Last night at 11 p.m. in Baghdad, heavily armed American soldiers in flak jackets and helmets stormed the headquarters of the Iraqi National Congress, a pro-American group that has been working for years to bring freedom and democracy to Iraq. “It was just like a movie,” our correspondent in Baghdad, Adam Daifallah, reported to us by satellite phone after the raid, which he witnessed firsthand. The U.S. Army burst into the Hunting Club, where the INC has been based, and ordered the 30 to 35 Iraqis present to lie on their stomachs. “Shut up,” they shouted, binding the wrists of the Iraqi National Congress officials with temporary handcuffs. One man who wouldn’t stop talking had his mouth taped shut. The Iraqis were held for an hour as the American troops searched the compound for illegal weapons.
The raid was apparently carried out on the basis of a tip. But there are any number of people in Baghdad with motivations to cast aspersions on the INC. It could have been a rival faction or even someone still loyal to Saddam Hussein.
The troops sent to carry out the raid were 18-year-olds who hardly knew what the INC was. But they seem to have a better understanding of the principles of international relations than whoever is giving them orders. When our Mr. Daifallah tried to explain to the American GIs that the people they were handcuffing were pro-American, one soldier remarked, “Well, they won’t be pro-American anymore, I guess.”
No occupation is perfect. American troops performed superbly in liberating Iraq, and the world owes them and their commanders a debt of gratitude. Yet by such actions as last night’s raid can the peace be lost. The leader of the Iraqi National Congress, Mr. Chalabi, has testified before Congress and met with Vice President Cheney. The INC was authorized by the American government to receive Pentagon funds. Mr. Chalabi and his allies have fought for years to unseat Saddam at great personal risk. Yet they are thanked by an America that raids their beachhead of freedom as if it were one of Saddam’s lairs or a ghetto crackhouse. Given the security problems in Iraq — snipers on the roads between Kuwait City and Baghdad, agents of Iran at work trying to establish an Islamic terrorist state, looting and shooting in the streets — the most charitable description of the decision to send troops to raid the INC compound is that it was just unbelievably boneheaded.
It’s unclear at what level of the American military or civilian leadership the decision to raid the INC compound was made. The correct response in the immediate instance would be for someone serious in Washington — President Bush, Vice President Cheney, or Secretary of Defense Rumsfeld — to find out and to order whoever was responsible to apologize to the Iraqi National Congress. There may be a role here for some of the leaders of both political parties — like Senators Kyl, Lieberman, or Brownback — who helped pass the Iraq Liberation Act in 1998.

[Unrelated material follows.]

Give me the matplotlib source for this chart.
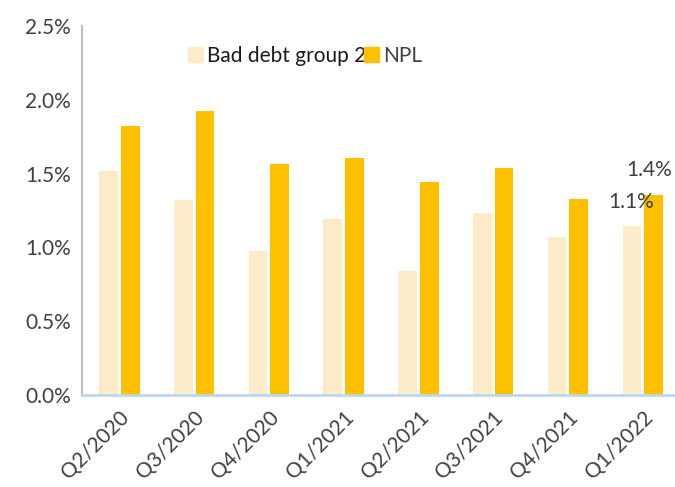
import numpy as np
import matplotlib.pyplot as plt
from matplotlib.patches import Patch
from matplotlib.ticker import FuncFormatter

quarters = ["Q2/2020", "Q3/2020", "Q4/2020", "Q1/2021",
            "Q2/2021", "Q3/2021", "Q4/2021", "Q1/2022"]
bad_debt_g2 = [1.52, 1.32, 0.975, 1.19, 0.84, 1.23, 1.07, 1.145]
npl = [1.82, 1.925, 1.565, 1.605, 1.445, 1.54, 1.33, 1.355]
last_labels = ["1.1%", "1.4%"]

LIGHT = "#FDEBC9"
GOLD = "#FFC000"
GREY_TXT = "#404040"
FS = 15

plt.rcParams['font.family'] = ['Lato', 'DejaVu Sans']

fig = plt.figure(figsize=(6.75, 4.87), dpi=100)
ax = fig.add_axes([0.1215, 0.189, 0.886, 0.7576])

x = np.arange(len(quarters))
w = 0.25
off = 0.145
ax.bar(x - off, bad_debt_g2, width=w, color=LIGHT, label="Bad debt group 2")
ax.bar(x + off, npl, width=w, color=GOLD, label="NPL")

# nhan so lieu cho quy cuoi
ax.text(x[-1] - 0.15, bad_debt_g2[-1] + 0.16, last_labels[0],
        ha='center', va='center', fontsize=FS, color=GREY_TXT)
ax.text(x[-1] + 0.09, npl[-1] + 0.17, last_labels[1],
        ha='center', va='center', fontsize=FS, color=GREY_TXT)

ax.set_xlim(-0.5, 7.5)
ax.set_ylim(0, 2.5)
ax.set_yticks(np.arange(0, 2.51, 0.5))
ax.yaxis.set_major_formatter(FuncFormatter(lambda v, p: f"{v:.1f}%"))
ax.set_xticks(x)
ax.set_xticklabels(quarters, rotation=45, ha='right', rotation_mode='anchor')

ax.tick_params(axis='both', length=0, labelsize=FS, labelcolor=GREY_TXT)
ax.tick_params(axis='y', pad=8)
ax.tick_params(axis='x', pad=9)

for s in ['top', 'right']:
    ax.spines[s].set_visible(False)
ax.spines['left'].set_color('#BFBFBF')
ax.spines['left'].set_linewidth(1.5)
ax.spines['bottom'].set_color('#BDD7EE')
ax.spines['bottom'].set_linewidth(2)

handles = [Patch(color=LIGHT, label="Bad debt group 2"),
           Patch(color=GOLD, label="NPL")]
leg = ax.legend(handles=handles, ncol=2, loc='center left',
                bbox_to_anchor=(0.178, 0.92), frameon=False, fontsize=FS,
                handlelength=0.7, handleheight=0.7, handletextpad=0.2,
                columnspacing=-0.1, borderpad=0.0, borderaxespad=0.0)
leg.get_texts()[0].set_color('#1a1a1a')
leg.get_texts()[1].set_color(GREY_TXT)

fig.savefig("out.png", dpi=100)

But righting last night’s error will require more than an apology. One way to prevent something like it from happening again would be to assign Americans fluent in Arabic and sophisticated about Iraqi politics and history to escort and guide every squad of U.S. troops patrolling Baghdad. But given that there are only perhaps a dozen Americans who would qualify for such a task, the better alternative is for our side immediately to start working more closely with the pro-American, pro-democracy, pro-freedom Iraqis, giving them the authority to rule Iraq, training their free Iraqi security forces. The American troops would remain under American command, but work with the new Iraqi government. The sooner America ceases to be an occupier in Iraq and starts to be a support for the new Iraqi government, the less likely it is that there will be another disaster like last night’s raid on the most pro-American faction in the country.